(This opinion piece is not at all about the fire at the chemical plant in Duson. I don't know how that fire got started, nor am I laying blame for the fire. This is simply about the word "luck", and isn't intended to point fingers at anyone but myself.)

I was thinking about luck last night, wondering "what exactly is luck?"

From the Google Dictionary:

luck

noun
1.
success or failure apparently brought by chance rather than through one's own actions.
"it was just luck that the first kick went in"
synonyms: success, prosperity, good fortune, good luck
"I wish you luck"
verb informal
1.
chance to find or acquire.
"he lucked into a disc-jockey job"

(For real: the Google Dictionary definition gave an example that included "disc-jockey job" - how funny!)

What got me thinking about luck was some of the comments on Facebook about the chemical fire at the facility on I-10 in Duson: many of them included the word "luck": "we're lucky no one was injured"; "we're lucky the whole plant didn't explode"; "we're lucky the explosion didn't cause a truck on the interstate to catch fire", etc.

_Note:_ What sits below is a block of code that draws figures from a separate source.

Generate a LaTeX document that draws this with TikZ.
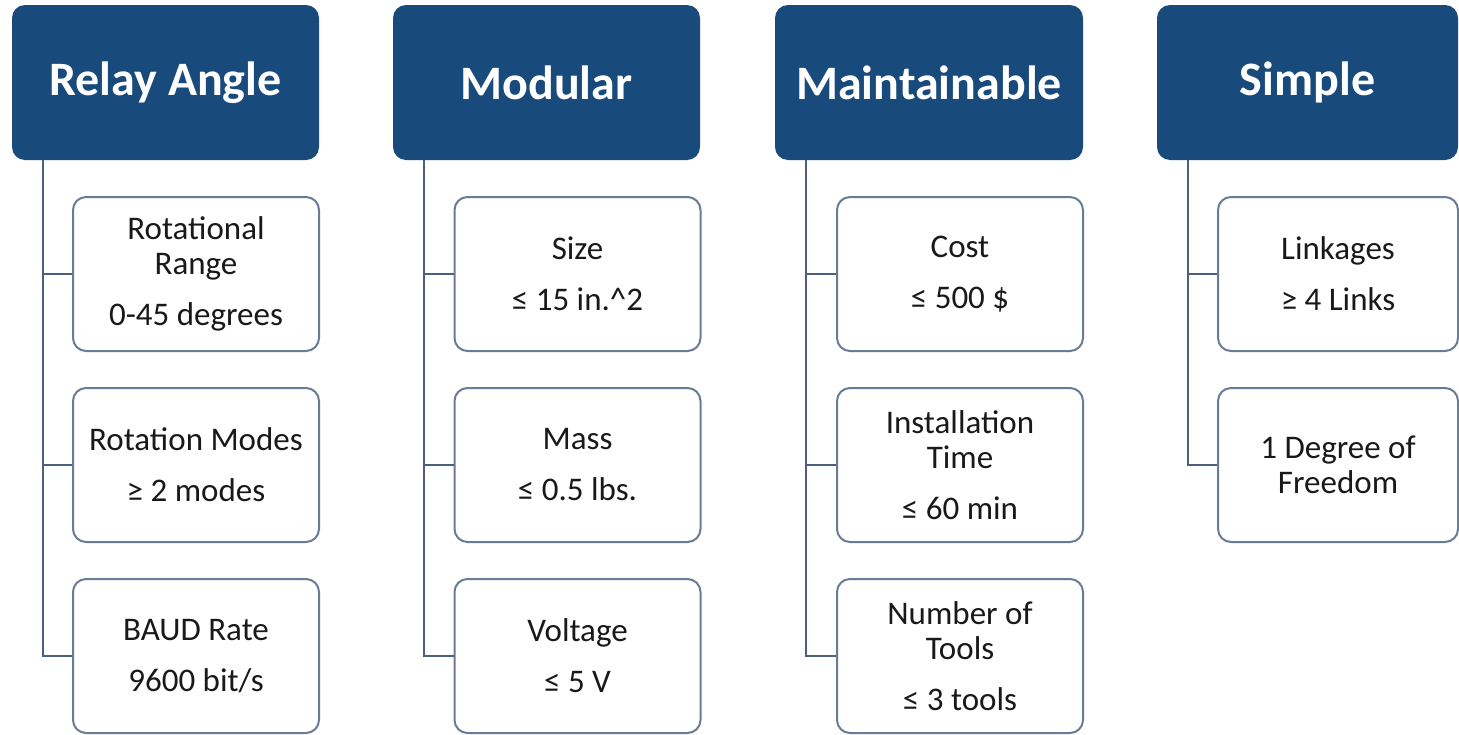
\documentclass[tikz,border=0pt]{standalone}
\usepackage{fontspec}
\setmainfont{Carlito}
\definecolor{hdr}{HTML}{184A7C}
\definecolor{edgec}{HTML}{6A7B96}
\definecolor{connc}{HTML}{4E5F7D}
\begin{document}
\begin{tikzpicture}[x=0.5pt,y=-0.5pt,
  hdrbox/.style={rounded corners=6.5pt, fill=hdr, draw=none, text=white,
    font=\fontsize{24}{28}\selectfont\bfseries, minimum height=77.5pt, inner sep=0pt},
  itembox/.style={rounded corners=6.5pt, draw=edgec, line width=1pt, fill=white,
    font=\fontsize{16.5}{17.5}\selectfont, align=center, minimum height=77pt,
    inner sep=0pt, text=black!90},
  conn/.style={draw=connc, line width=1pt}]
\useasboundingbox (0,0) rectangle (1459,734);

% headers
\node[hdrbox, minimum width=153.5pt] (h1) at (165.5,82.5) {Relay Angle};
\node[hdrbox, minimum width=153.5pt] (h2) at (546.5,82.5) {Modular};
\node[hdrbox, minimum width=154pt]   (h3) at (929,82.5)   {Maintainable};
\node[hdrbox, minimum width=150.5pt] (h4) at (1307.5,82.5) {Simple};

% Relay Angle
\node[itembox, minimum width=123pt] (a1) at (196,274) {Rotational\\Range\\[8pt]0-45 degrees};
\node[itembox, minimum width=123pt] (a2) at (196,465) {Rotation Modes\\[8pt]≥ 2 modes};
\node[itembox, minimum width=123pt] (a3) at (196,656) {BAUD Rate\\[8pt]9600 bit/s};

% Modular
\node[itembox, minimum width=123pt] (b1) at (577.5,274) {Size\\[8pt]≤ 15 in.\textasciicircum 2};
\node[itembox, minimum width=123pt] (b2) at (577.5,465) {Mass\\[8pt]≤ 0.5 lbs.};
\node[itembox, minimum width=123pt] (b3) at (577.5,656) {Voltage\\[8pt]≤ 5 V};

% Maintainable
\node[itembox, minimum width=123pt] (c1) at (960,274) {Cost\\[8pt]≤ 500 \$};
\node[itembox, minimum width=123pt] (c2) at (960,465) {Installation\\Time\\[8pt]≤ 60 min};
\node[itembox, minimum width=123pt] (c3) at (960,656) {Number of\\Tools\\[8pt]≤ 3 tools};

% Simple
\node[itembox, minimum width=120pt] (d1) at (1338,274) {Linkages\\[8pt]≥ 4 Links};
\node[itembox, minimum width=120pt] (d2) at (1338,465) {1 Degree of\\Freedom};

% connectors
\draw[conn] ([xshift=15.5pt]h1.south west) |- (a3.west);
\draw[conn] ([xshift=15.5pt]h1.south west |- a1.west) -- (a1.west);
\draw[conn] ([xshift=15.5pt]h1.south west |- a2.west) -- (a2.west);

\draw[conn] ([xshift=15.5pt]h2.south west) |- (b3.west);
\draw[conn] ([xshift=15.5pt]h2.south west |- b1.west) -- (b1.west);
\draw[conn] ([xshift=15.5pt]h2.south west |- b2.west) -- (b2.west);

\draw[conn] ([xshift=15.5pt]h3.south west) |- (c3.west);
\draw[conn] ([xshift=15.5pt]h3.south west |- c1.west) -- (c1.west);
\draw[conn] ([xshift=15.5pt]h3.south west |- c2.west) -- (c2.west);

\draw[conn] ([xshift=15.5pt]h4.south west) |- (d2.west);
\draw[conn] ([xshift=15.5pt]h4.south west |- d1.west) -- (d1.west);
\end{tikzpicture}
\end{document}
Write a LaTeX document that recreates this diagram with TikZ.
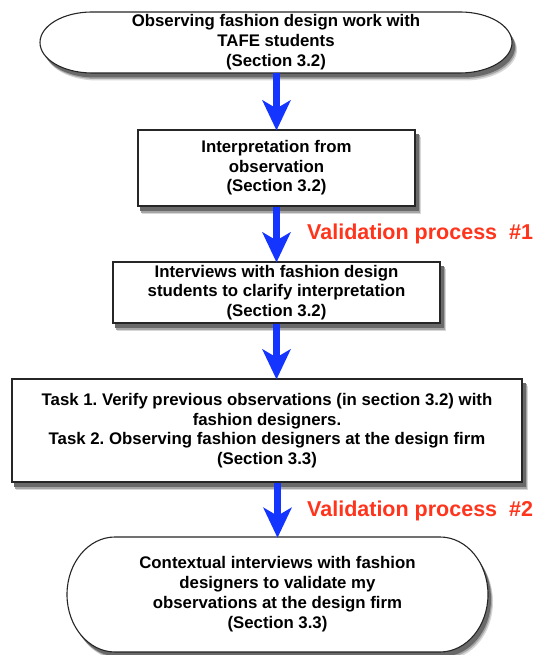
\documentclass[tikz,border=0pt]{standalone}
\usepackage{fontspec}
\setmainfont{Liberation Sans}
\usetikzlibrary{arrows.meta,backgrounds}
\definecolor{flowblue}{RGB}{20,52,255}
\definecolor{valred}{RGB}{255,52,28}
\definecolor{shadeA}{RGB}{215,215,215}
\definecolor{shadeB}{RGB}{165,165,165}
\definecolor{shadeC}{RGB}{105,105,105}
\begin{document}
\frenchspacing
\begin{tikzpicture}[x=1pt,y=1pt,
  stepbox/.style={draw=black!85,line width=1.1pt,fill=white,rectangle,align=center,
    font=\bfseries\fontsize{16.8}{19.5}\selectfont,inner sep=0pt},
  boxtext/.style={align=center,font=\bfseries\fontsize{16.8}{20}\selectfont,inner sep=0pt},
  outline/.style={draw=black!85,line width=1.1pt,fill=white},
  flow/.style={draw=flowblue,line width=7pt,-{Stealth[length=30pt,width=28pt,inset=8pt]},shorten >=-1pt},
  valtext/.style={text=valred,font=\bfseries\fontsize{21.5}{24}\selectfont,anchor=west,inner sep=0pt}]
\useasboundingbox (0,0) rectangle (539,655);

% top terminator with its shadow
\foreach \dx/\dy/\c in {5/-7.5/shadeA,4/-6/shadeB,3/-4.5/shadeC}
  \fill[\c] (92+\dx,643+\dy) -- (460+\dx,643+\dy)
    arc[start angle=90,end angle=-90,x radius=52,y radius=30.5]
    -- (92+\dx,582+\dy) arc[start angle=270,end angle=90,x radius=52,y radius=30.5] -- cycle;
\path[outline] (92,643) -- (460,643) arc[start angle=90,end angle=-90,x radius=52,y radius=30.5]
  -- (92,582) arc[start angle=270,end angle=90,x radius=52,y radius=30.5] -- cycle;
\node[boxtext,minimum width=472pt,minimum height=61pt] (start) at (276,612.5)
  {Observing fashion design work with\\TAFE students\\(Section 3.2)};

% bottom terminator with its shadow
\foreach \dx/\dy/\c in {5/-7.5/shadeA,4/-6/shadeB,3/-4.5/shadeC}
  \fill[\c] (115+\dx,118+\dy) -- (440+\dx,118+\dy)
    arc[start angle=90,end angle=-90,x radius=48,y radius=57.5]
    -- (115+\dx,3+\dy) arc[start angle=270,end angle=90,x radius=48,y radius=57.5] -- cycle;
\path[outline] (115,118) -- (440,118) arc[start angle=90,end angle=-90,x radius=48,y radius=57.5]
  -- (115,3) arc[start angle=270,end angle=90,x radius=48,y radius=57.5] -- cycle;
\node[boxtext,minimum width=421pt,minimum height=115pt] (final) at (277.5,60.5)
  {Contextual interviews with fashion\\designers to validate my\\observations at the design firm\\(Section 3.3)};

% process steps
\node[stepbox,minimum width=277pt,minimum height=76pt] (interp) at (276.5,487)
  {Interpretation from\\observation\\(Section 3.2)};
\node[stepbox,minimum width=327pt,minimum height=61pt] (interv) at (276.5,362.5)
  {Interviews with fashion design\\students to clarify interpretation\\(Section 3.2)};
\node[stepbox,minimum width=510pt,minimum height=103pt] (tasks) at (267,224.5)
  {Task 1. Verify previous observations (in section 3.2) with\\fashion designers.\\
   Task 2. Observing fashion designers at the design firm\\(Section 3.3)};

% shadows of the process steps
\begin{scope}[on background layer]
  \foreach \b in {interp,interv,tasks}
    \foreach \dx/\dy/\c in {5/-7.5/shadeA,4/-6/shadeB,3/-4.5/shadeC}
      \fill[\c] ([xshift=\dx pt,yshift=\dy pt]\b.south west)
        rectangle ([xshift=\dx pt,yshift=\dy pt]\b.north east);
\end{scope}

% connectors
\draw[flow] (start.south -| interp.north) -- (interp.north);
\draw[flow] (interp.south) -- (interv.north);
\draw[flow] (interv.south) -- (interv.south |- tasks.north);
\draw[flow] (tasks.south -| final.north) -- (final.north);

% validation labels
\node[valtext] (val1) at (307,421) {Validation process\ \ \#1};
\node[valtext] (val2) at (307,144) {Validation process\ \ \#2};
\end{tikzpicture}
\end{document}
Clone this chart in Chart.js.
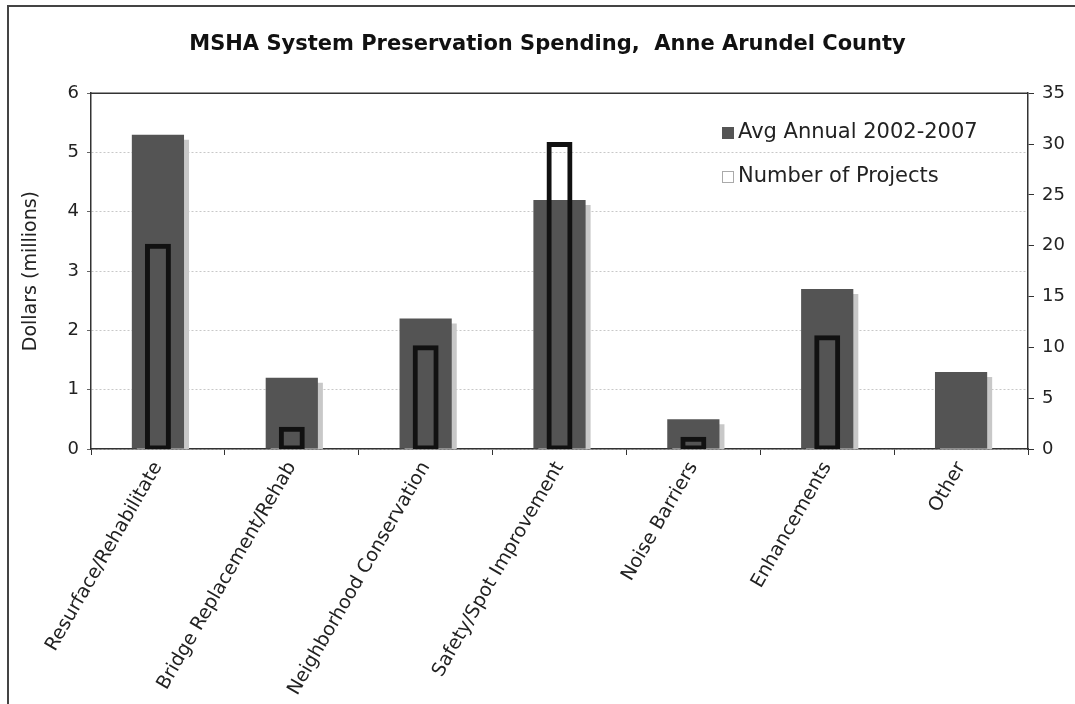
<!DOCTYPE html>
<html>
<head>
<meta charset="utf-8">
<script src="https://cdn.jsdelivr.net/npm/chart.js@4.4.0/dist/chart.umd.min.js"></script>
<style>
    html, body { margin: 0; padding: 0; background: #fff; overflow: hidden; }
    #frame { position: absolute; left: 7px; top: 5px; width: 1100px; height: 720px; border: 2px solid #444; box-sizing: border-box; }
    #wrap { position: absolute; left: 0; top: 0; width: 1075px; height: 704px; }
</style>
</head>
<body>
<div id="frame"></div>
<div id="wrap"><canvas id="chart" width="1075" height="704"></canvas></div>
<script>
// --- データ ---
const categories = [
    'Resurface/Rehabilitate',
    'Bridge Replacement/Rehab',
    'Neighborhood Conservation',
    'Safety/Spot Improvement',
    'Noise Barriers',
    'Enhancements',
    'Other'
];
const avgAnnual = [5.3, 1.2, 2.2, 4.2, 0.5, 2.7, 1.3];   // Dollars (millions)
const numProjects = [20, 2, 10, 30, 1, 11, 0];
const dollarTicks = [0, 1, 2, 3, 4, 5, 6];
const projectTicks = [0, 5, 10, 15, 20, 25, 30, 35];

const FONT = "'DejaVu Sans', Verdana, sans-serif";

// 影付きの棒 (Excel風)
const shadowPlugin = {
    id: 'barShadow',
    beforeDatasetDraw(chart, args) {
        if (args.index !== 0) return;
        const ctx = chart.ctx;
        ctx.save();
        ctx.shadowColor = '#c8c8c8';
        ctx.shadowOffsetX = 5;
        ctx.shadowOffsetY = 5;
        ctx.shadowBlur = 0;
    },
    afterDatasetDraw(chart, args) {
        if (args.index !== 0) return;
        chart.ctx.restore();
    }
};

// プロットエリアの枠線と凡例
const frameLegendPlugin = {
    id: 'frameLegend',
    afterDraw(chart) {
        const { ctx, chartArea: a } = chart;
        ctx.save();
        ctx.strokeStyle = '#333';
        ctx.lineWidth = 1.5;
        ctx.beginPath();
        ctx.moveTo(a.left, a.top);
        ctx.lineTo(a.right, a.top);
        ctx.stroke();

        // 凡例
        const x = 722, y1 = 133, y2 = 177;
        ctx.fillStyle = '#555';
        ctx.fillRect(x, y1 - 6, 12, 12);
        ctx.fillStyle = '#fff';
        ctx.strokeStyle = '#aaa';
        ctx.lineWidth = 1;
        ctx.fillRect(x, y2 - 6, 12, 12);
        ctx.strokeRect(x + 0.5, y2 - 5.5, 11, 11);
        ctx.fillStyle = '#222';
        ctx.font = '21px ' + FONT;
        ctx.textBaseline = 'middle';
        ctx.fillText('Avg Annual 2002-2007', x + 16, y1);
        ctx.fillText('Number of Projects', x + 16, y2);
        ctx.restore();
    }
};

const ctx = document.getElementById('chart').getContext('2d');
new Chart(ctx, {
    type: 'bar',
    data: {
        labels: categories,
        datasets: [{
            label: 'Avg Annual 2002-2007',
            data: avgAnnual,
            yAxisID: 'y',
            backgroundColor: '#545454',
            grouped: false,
            categoryPercentage: 1,
            barPercentage: 0.39,
            order: 2
        }, {
            label: 'Number of Projects',
            data: numProjects,
            yAxisID: 'y1',
            backgroundColor: 'rgba(0,0,0,0)',
            borderColor: '#111',
            borderWidth: 1,
            borderSkipped: false,
            inflateAmount: 2,
            grouped: false,
            categoryPercentage: 1,
            barPercentage: 0.164,
            order: 1
        }]
    },
    options: {
        responsive: false,
        animation: false,
        devicePixelRatio: 1,
        layout: { padding: { left: 20, right: 0, top: 0, bottom: 0 } },
        plugins: {
            legend: { display: false },
            tooltip: { enabled: false },
            title: {
                display: true,
                text: 'MSHA System Preservation Spending,  Anne Arundel County',
                color: '#111',
                font: { family: FONT, size: 21, weight: 'bold' },
                padding: { top: 32, bottom: 36 }
            }
        },
        scales: {
            x: {
                grid: { display: true, drawOnChartArea: false, drawTicks: true, tickLength: 6, color: '#333', offset: true },
                border: { display: true, color: '#333', width: 1.5 },
                ticks: { color: '#222', font: { family: FONT, size: 19 }, maxRotation: 60, minRotation: 60, autoSkip: false },
                afterFit(scale) { scale.height = 255; }
            },
            y: {
                position: 'left',
                min: dollarTicks[0],
                max: dollarTicks[dollarTicks.length - 1],
                afterBuildTicks(scale) { scale.ticks = dollarTicks.map(v => ({ value: v })); },
                grid: { color: '#c8c8c8', drawTicks: true, tickLength: 4, tickColor: '#666' },
                border: { display: true, color: '#333', width: 1.5, dash: [2, 2] },
                ticks: { color: '#222', font: { family: FONT, size: 18 }, padding: 8 },
                title: { display: true, text: 'Dollars (millions)', color: '#222', font: { family: FONT, size: 19 }, padding: 0 },
                afterFit(scale) { scale.width = 71; }
            },
            y1: {
                position: 'right',
                min: projectTicks[0],
                max: projectTicks[projectTicks.length - 1],
                afterBuildTicks(scale) { scale.ticks = projectTicks.map(v => ({ value: v })); },
                grid: { drawOnChartArea: false, drawTicks: true, tickLength: 6, color: '#333' },
                border: { display: true, color: '#333', width: 1.5 },
                ticks: { color: '#222', font: { family: FONT, size: 18 }, padding: 8 },
                afterFit(scale) { scale.width = 47; }
            }
        }
    },
    plugins: [shadowPlugin, frameLegendPlugin]
});
</script>
</body>
</html>
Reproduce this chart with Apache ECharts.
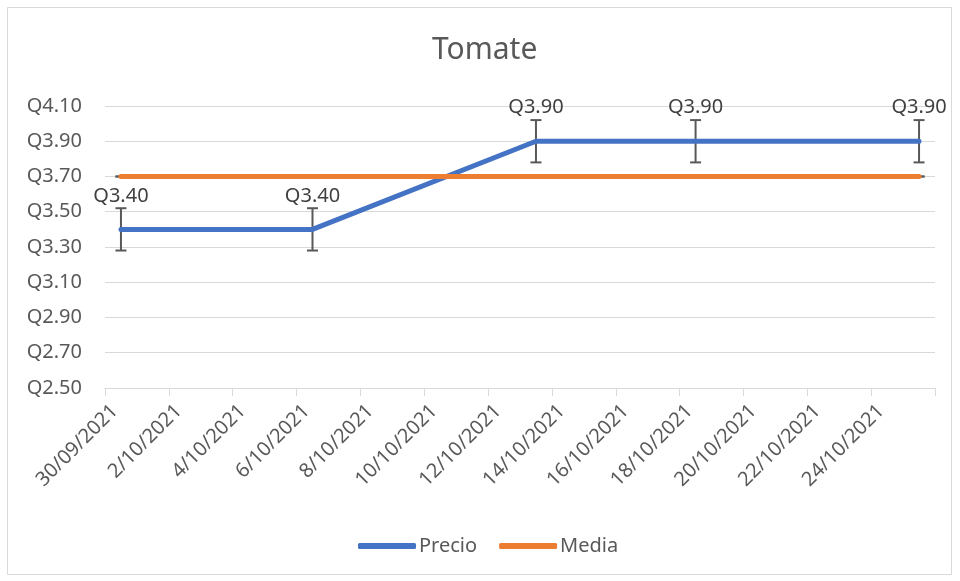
<!DOCTYPE html>
<html>
<head>
<meta charset="utf-8">
<title>Tomate</title>
<script src="https://cdn.jsdelivr.net/npm/echarts@6/dist/echarts.min.js"></script>
<style>
  html, body { margin: 0; padding: 0; background: #ffffff; }
  #chart { width: 960px; height: 581px; }
</style>
</head>
<body>
<div id="chart"></div>
<script>
// Every day shown on the date axis (one category per day)
const days = [
  '30/09/2021', '1/10/2021', '2/10/2021', '3/10/2021', '4/10/2021', '5/10/2021',
  '6/10/2021', '7/10/2021', '8/10/2021', '9/10/2021', '10/10/2021', '11/10/2021',
  '12/10/2021', '13/10/2021', '14/10/2021', '15/10/2021', '16/10/2021', '17/10/2021',
  '18/10/2021', '19/10/2021', '20/10/2021', '21/10/2021', '22/10/2021', '23/10/2021',
  '24/10/2021', '25/10/2021'
];

// Labels under the major ticks (every two days)
const tickLabels = [
  '30/09/2021', '2/10/2021', '4/10/2021', '6/10/2021', '8/10/2021', '10/10/2021',
  '12/10/2021', '14/10/2021', '16/10/2021', '18/10/2021', '20/10/2021', '22/10/2021',
  '24/10/2021'
];

// Observed prices
const precioDates = ['30/09/2021', '6/10/2021', '13/10/2021', '18/10/2021', '25/10/2021'];
const precioValues = [3.40, 3.40, 3.90, 3.90, 3.90];

// Average price line
const mediaDates = ['30/09/2021', '6/10/2021', '13/10/2021', '18/10/2021', '25/10/2021'];
const mediaValues = [3.70, 3.70, 3.70, 3.70, 3.70];

// Error bar half-widths (standard error)
const precioError = 0.12;
const mediaError = 0;

const FONT = '"Noto Sans", "Open Sans", sans-serif';
const BLUE = '#4472C4';
const ORANGE = '#ED7D31';
const GRID = '#d9d9d9';

const pairs = (xs, ys) => xs.map((d, i) => [d, ys[i]]);
const errPairs = (xs, ys, e) => xs.map((d, i) => [d, ys[i], e]);

function renderErrorBar(params, api) {
  const x = api.value(0);
  const y = api.value(1);
  const e = api.value(2);
  const top = api.coord([x, y + e]);
  const bottom = api.coord([x, y - e]);
  const half = 5.5;
  const style = { stroke: '#595959', lineWidth: 2, fill: null };
  return {
    type: 'group',
    children: [
      { type: 'line', shape: { x1: top[0], y1: top[1], x2: bottom[0], y2: bottom[1] }, style },
      { type: 'line', shape: { x1: top[0] - half, y1: top[1], x2: top[0] + half, y2: top[1] }, style },
      { type: 'line', shape: { x1: bottom[0] - half, y1: bottom[1], x2: bottom[0] + half, y2: bottom[1] }, style }
    ]
  };
}

const chart = echarts.init(document.getElementById('chart'), null, { renderer: 'canvas' });

chart.setOption({
  animation: false,
  backgroundColor: '#ffffff',
  textStyle: { fontFamily: FONT },
  graphic: [{
    type: 'rect',
    shape: { x: 7.5, y: 7.5, width: 944, height: 567 },
    style: { fill: null, stroke: GRID, lineWidth: 1 },
    silent: true,
    z: -10
  }],
  title: {
    text: 'Tomate',
    left: 427,
    top: 30,
    textStyle: { fontFamily: FONT, fontSize: 30, fontWeight: 'normal', color: '#595959' }
  },
  legend: {
    data: ['Precio', 'Media'],
    bottom: 20,
    left: 353,
    icon: 'roundRect',
    itemWidth: 58,
    itemHeight: 6,
    itemGap: 22,
    textStyle: { fontFamily: FONT, fontSize: 20, color: '#595959', padding: [0, 0, 0, -2] }
  },
  grid: { left: 105, right: 25, top: 106, bottom: 193, containLabel: false },
  xAxis: [
    {
      type: 'category',
      data: days,
      boundaryGap: true,
      axisLine: { show: false },
      axisTick: { show: false },
      axisLabel: { show: false },
      splitLine: { show: false }
    },
    {
      type: 'value',
      position: 'bottom',
      min: 0,
      max: days.length,
      interval: 2,
      axisLine: { show: true, lineStyle: { color: GRID, width: 1 } },
      axisTick: { show: true, length: 8, lineStyle: { color: GRID, width: 1 } },
      splitLine: { show: false },
      axisLabel: {
        rotate: 45,
        margin: 10,
        fontFamily: FONT,
        fontSize: 20,
        color: '#595959',
        verticalAlign: 'top',
        padding: [4, 0, 0, 0],
        formatter: v => tickLabels[v / 2] || ''
      }
    }
  ],
  yAxis: {
    type: 'value',
    min: 2.5,
    max: 4.1,
    interval: 0.2,
    axisLine: { show: false },
    axisTick: { show: false },
    splitLine: { show: true, lineStyle: { color: GRID, width: 1 } },
    axisLabel: {
      margin: 23,
      fontFamily: FONT,
      fontSize: 20,
      color: '#595959',
      formatter: v => 'Q' + v.toFixed(2)
    }
  },
  series: [
    {
      type: 'custom',
      name: 'errPrecio',
      xAxisIndex: 0,
      renderItem: renderErrorBar,
      data: errPairs(precioDates, precioValues, precioError),
      encode: { x: 0, y: 1 },
      z: 1,
      silent: true
    },
    {
      type: 'custom',
      name: 'errMedia',
      xAxisIndex: 0,
      renderItem: renderErrorBar,
      data: errPairs(mediaDates, mediaValues, mediaError),
      encode: { x: 0, y: 1 },
      z: 1,
      silent: true
    },
    {
      name: 'Precio',
      type: 'line',
      xAxisIndex: 0,
      data: pairs(precioDates, precioValues),
      symbol: 'circle',
      symbolSize: 1,
      itemStyle: { color: BLUE },
      lineStyle: { color: BLUE, width: 5, cap: 'round', join: 'round' },
      label: {
        show: true,
        position: 'top',
        distance: 23,
        fontFamily: FONT,
        fontSize: 20,
        color: '#404040',
        formatter: p => 'Q' + p.value[1].toFixed(2)
      },
      z: 3
    },
    {
      name: 'Media',
      type: 'line',
      xAxisIndex: 0,
      data: pairs(mediaDates, mediaValues),
      symbol: 'none',
      itemStyle: { color: ORANGE },
      lineStyle: { color: ORANGE, width: 5, cap: 'round', join: 'round' },
      z: 4
    }
  ]
});
</script>
</body>
</html>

I saw one comment that said "I thank my lucky stars that the fire was contained" and it made me think "Hmmm, if your "stars" were "lucky, wouldn't there have been no fire at all?"

Don't get me wrong, I understand the sentiment: people are thankful that there were no injuries, and that the situation wasn't as bad as it could have been.

Back to luck: what kind of luck was it? Bad? Good? Tough? Blind? Beginner's? When we use the word "lucky", shouldn't we include which kind of luck? Was it bad lucky, or good lucky?

Eliyahu Goldratt said:

Good luck is when opportunity meets preparation, while bad luck is when lack of preparation meets reality.

It appears to me that Goldratt is saying that luck isn't something that just happens; luck comes as the result of what you do. If you are careless, bad luck comes your way. If you are attentive and prepared, good luck comes your way. It sounds a whole lot like we could replace the word "luck" with the word "results".

I think that the idea of "luck" was developed to make us feel better about ourselves. When good things happen to us, we think "Wow, I am lucky!", which can give us a confidence boost. When bad things happen to us, we think "Wow, I've got bad luck" and, instead of taking responsibility for our lack of attentiveness or preparation, we shun responsibility and shrug it off to "bad luck".

Maybe we should remove the word "luck" from our lives and replace it with the word "results". When people say "I have bad results", maybe it will get them to try harder, pay more attention to detail and, eventually, improve upon their work.

When more people take responsibility for their actions this world will be a better place.